This is a blog about a trip that two MIT students (Steve White and Mary Masterman) took to La Vaquita, Mexico in the summer of 2010. About 100 families live in La Vaquita, a very small town in the state of Zacatecas. Most people in La Vaquita make their living by raising livestock and growing food for their families. This trip is a continuation of the trip made by Sivakami, Nancy, and Samantha this past January.
This trip began as an IDEAS Yunus Challenge team of some members of iHouse. The Yunus challenge changes from year to year, but this year the theme was handwashing, and the goal was for teams of students to come up with novel ways of incentivizing handwashing in developing countries. We had two ideas: one, to produce an alcohol-based hand sanitizer locally using available ingredients; and two, to do an educational campaign in the schools in which students learn about the benefits of handwashing and then monitor their behavior themselves.
Steve and I arrived in La Vaquita on August 12th after flying into Aguascalientes, staying a night in a hotel, and then taking a bus to Ojuelos, a nearby town. We stayed several hours in Ojuelos before arriving in La Vaquita. Ojuelos is a town considerably larger than La Vaquita, where there are small restaurants, grocery stores, pharmacies, street vendors, and several shops with computers and internet. A bus leaves every day to drive to La Vaquita from Ojuelos. We ended up missing the bus and taking a taxi our first day.

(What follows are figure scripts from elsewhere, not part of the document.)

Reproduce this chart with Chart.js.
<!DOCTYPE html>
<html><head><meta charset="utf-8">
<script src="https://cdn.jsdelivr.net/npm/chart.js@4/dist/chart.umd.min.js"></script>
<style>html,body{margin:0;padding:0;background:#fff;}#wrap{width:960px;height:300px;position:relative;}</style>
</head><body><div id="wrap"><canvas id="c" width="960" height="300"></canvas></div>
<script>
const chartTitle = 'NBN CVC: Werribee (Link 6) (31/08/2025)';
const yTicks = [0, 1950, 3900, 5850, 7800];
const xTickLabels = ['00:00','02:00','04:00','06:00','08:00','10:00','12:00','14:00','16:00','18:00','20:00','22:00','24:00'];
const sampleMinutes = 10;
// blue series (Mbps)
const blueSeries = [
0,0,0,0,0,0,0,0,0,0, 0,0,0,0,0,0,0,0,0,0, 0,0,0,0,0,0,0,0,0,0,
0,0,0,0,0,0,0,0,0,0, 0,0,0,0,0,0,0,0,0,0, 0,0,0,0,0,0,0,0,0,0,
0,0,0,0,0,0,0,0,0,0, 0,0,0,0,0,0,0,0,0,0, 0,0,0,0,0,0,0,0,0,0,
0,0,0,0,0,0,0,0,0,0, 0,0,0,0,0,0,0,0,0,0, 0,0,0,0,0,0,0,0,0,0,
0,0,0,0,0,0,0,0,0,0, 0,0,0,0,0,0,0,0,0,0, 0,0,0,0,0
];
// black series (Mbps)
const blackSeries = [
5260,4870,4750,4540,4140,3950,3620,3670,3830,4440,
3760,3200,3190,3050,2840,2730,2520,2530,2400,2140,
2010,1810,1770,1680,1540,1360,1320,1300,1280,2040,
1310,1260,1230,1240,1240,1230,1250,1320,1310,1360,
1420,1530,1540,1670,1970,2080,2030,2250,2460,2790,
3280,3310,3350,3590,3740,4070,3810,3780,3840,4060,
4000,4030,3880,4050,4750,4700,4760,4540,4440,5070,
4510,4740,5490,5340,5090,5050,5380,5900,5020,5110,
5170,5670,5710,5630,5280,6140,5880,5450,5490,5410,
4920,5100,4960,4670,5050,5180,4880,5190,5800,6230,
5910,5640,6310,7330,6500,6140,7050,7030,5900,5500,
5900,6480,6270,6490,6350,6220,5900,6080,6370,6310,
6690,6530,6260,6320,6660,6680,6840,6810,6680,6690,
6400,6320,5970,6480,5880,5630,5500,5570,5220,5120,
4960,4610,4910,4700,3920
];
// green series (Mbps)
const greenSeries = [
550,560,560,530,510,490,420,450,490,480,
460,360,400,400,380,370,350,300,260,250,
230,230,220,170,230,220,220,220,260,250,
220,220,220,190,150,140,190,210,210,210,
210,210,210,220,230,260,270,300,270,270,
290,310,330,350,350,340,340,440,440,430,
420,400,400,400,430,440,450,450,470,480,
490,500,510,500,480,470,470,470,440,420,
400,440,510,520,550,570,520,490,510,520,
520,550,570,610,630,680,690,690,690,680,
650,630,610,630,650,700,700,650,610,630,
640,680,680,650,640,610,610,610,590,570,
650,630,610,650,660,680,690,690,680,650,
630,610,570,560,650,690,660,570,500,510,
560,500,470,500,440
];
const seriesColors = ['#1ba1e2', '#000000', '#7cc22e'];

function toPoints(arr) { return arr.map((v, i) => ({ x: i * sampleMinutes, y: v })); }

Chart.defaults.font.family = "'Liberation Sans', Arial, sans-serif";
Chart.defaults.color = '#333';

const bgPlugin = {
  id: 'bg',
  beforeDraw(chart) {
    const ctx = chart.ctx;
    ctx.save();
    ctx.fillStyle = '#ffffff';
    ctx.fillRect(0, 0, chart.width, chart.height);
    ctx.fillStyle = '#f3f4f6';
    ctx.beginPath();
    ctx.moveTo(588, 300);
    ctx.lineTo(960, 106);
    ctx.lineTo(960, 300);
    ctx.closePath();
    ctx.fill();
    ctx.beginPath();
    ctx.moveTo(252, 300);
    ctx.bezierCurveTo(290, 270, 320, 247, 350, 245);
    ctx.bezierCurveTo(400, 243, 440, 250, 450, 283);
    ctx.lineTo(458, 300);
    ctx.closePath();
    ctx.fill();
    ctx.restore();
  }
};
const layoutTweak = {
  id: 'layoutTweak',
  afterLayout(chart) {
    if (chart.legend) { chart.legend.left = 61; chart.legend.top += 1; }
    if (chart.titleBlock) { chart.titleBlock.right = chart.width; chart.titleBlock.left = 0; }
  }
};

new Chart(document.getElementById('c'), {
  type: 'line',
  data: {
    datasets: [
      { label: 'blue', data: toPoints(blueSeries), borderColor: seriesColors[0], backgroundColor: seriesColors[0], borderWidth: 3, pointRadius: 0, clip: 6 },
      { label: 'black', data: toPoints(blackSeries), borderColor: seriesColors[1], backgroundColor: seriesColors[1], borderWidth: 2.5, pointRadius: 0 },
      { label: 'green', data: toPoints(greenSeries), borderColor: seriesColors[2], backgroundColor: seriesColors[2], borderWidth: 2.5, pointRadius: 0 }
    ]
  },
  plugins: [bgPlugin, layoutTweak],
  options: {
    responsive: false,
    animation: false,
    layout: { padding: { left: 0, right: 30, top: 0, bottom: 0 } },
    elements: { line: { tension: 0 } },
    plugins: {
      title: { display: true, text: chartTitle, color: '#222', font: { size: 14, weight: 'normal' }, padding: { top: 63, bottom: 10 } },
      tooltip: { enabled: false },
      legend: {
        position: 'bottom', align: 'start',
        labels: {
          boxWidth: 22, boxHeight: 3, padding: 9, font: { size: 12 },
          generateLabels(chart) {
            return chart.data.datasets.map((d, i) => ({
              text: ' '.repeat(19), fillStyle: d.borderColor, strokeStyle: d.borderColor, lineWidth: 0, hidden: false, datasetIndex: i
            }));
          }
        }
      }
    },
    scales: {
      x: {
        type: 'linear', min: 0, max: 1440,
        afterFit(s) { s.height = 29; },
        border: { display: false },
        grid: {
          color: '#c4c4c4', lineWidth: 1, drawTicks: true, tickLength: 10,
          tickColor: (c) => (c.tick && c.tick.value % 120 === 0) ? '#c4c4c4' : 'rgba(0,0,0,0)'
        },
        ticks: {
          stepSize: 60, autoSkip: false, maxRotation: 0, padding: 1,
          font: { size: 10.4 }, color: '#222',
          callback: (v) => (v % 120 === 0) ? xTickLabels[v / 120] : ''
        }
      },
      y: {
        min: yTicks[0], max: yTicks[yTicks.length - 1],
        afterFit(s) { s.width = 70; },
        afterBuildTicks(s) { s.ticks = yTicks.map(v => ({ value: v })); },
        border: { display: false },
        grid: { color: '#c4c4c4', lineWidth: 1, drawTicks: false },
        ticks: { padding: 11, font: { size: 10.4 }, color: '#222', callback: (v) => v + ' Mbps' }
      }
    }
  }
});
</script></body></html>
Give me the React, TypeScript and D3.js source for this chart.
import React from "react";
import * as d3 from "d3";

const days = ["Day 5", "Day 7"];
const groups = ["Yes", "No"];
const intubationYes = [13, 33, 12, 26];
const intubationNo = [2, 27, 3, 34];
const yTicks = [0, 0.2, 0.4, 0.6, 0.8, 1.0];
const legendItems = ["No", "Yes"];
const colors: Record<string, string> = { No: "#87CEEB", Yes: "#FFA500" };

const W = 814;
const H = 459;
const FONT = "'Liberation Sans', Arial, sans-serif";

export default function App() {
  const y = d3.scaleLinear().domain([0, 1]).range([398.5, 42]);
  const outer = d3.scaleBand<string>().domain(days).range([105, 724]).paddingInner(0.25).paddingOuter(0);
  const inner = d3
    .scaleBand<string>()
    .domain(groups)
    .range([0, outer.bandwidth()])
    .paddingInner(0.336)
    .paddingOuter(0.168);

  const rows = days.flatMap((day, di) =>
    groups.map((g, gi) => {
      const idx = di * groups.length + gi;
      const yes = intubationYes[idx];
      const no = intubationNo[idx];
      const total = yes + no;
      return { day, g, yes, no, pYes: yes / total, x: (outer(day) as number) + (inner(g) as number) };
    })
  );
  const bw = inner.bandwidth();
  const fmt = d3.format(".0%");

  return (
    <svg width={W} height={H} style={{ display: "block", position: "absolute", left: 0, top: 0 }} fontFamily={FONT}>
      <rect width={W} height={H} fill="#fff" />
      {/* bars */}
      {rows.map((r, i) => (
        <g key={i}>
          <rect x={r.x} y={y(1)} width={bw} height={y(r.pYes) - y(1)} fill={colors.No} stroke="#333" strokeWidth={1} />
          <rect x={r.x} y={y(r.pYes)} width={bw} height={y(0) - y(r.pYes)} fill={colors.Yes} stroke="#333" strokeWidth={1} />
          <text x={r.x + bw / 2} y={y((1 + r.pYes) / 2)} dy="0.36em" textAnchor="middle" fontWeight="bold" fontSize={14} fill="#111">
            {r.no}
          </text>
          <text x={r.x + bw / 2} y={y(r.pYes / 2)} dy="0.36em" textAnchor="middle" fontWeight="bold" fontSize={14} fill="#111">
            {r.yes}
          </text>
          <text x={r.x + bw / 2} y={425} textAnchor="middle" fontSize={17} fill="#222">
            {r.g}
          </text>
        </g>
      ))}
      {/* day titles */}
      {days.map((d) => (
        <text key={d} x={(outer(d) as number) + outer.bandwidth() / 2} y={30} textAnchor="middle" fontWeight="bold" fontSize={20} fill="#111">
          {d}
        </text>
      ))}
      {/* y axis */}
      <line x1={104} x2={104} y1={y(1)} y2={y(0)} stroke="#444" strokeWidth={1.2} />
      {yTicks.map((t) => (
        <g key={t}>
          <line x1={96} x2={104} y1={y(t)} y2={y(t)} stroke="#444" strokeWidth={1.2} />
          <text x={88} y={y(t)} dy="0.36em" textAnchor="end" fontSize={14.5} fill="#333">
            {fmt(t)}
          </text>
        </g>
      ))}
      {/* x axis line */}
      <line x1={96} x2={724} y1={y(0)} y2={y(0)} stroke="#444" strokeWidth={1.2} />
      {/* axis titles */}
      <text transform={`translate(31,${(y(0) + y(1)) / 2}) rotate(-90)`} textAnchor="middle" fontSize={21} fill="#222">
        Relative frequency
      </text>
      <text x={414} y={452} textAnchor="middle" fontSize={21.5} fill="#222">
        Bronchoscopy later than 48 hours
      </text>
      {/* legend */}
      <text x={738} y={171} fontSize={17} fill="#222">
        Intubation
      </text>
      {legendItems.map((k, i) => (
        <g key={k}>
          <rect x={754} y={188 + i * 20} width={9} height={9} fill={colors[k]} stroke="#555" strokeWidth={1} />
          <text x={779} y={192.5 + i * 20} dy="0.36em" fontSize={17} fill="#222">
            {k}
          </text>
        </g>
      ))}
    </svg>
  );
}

Most people in La Vaquita (maybe everyone) make a living by raising livestock and growing corn and beans. Right now, people are just finishing the beans harvest. They pick the bean pods, pile them up, let them dry out in the sun for about a week, drive a car over them in order to make the seeds come out of the pods, and collect and bag the seeds. They are always worryiing about whether it will rain, because if it rains too much the seeds will rot and turn red. They watch the weather and when it looks like it will rain, they go and put a rubber tarp over the beans to try to keep them from getting wet. They also try to work as fast as possible to bag the beans so that they don't lose too many from rot.
Piles of the bean husks, showing the black tarp they use to protect them from rain.
Lupe is turning the beans so that the ones on the bottom can get dried by the sun.
On the left are the fresh beans that haven't dried yet. On the right are the good beans that have dried for about a week in the sun.
These beans are the rotten ones (they look reddish brown) that got wet.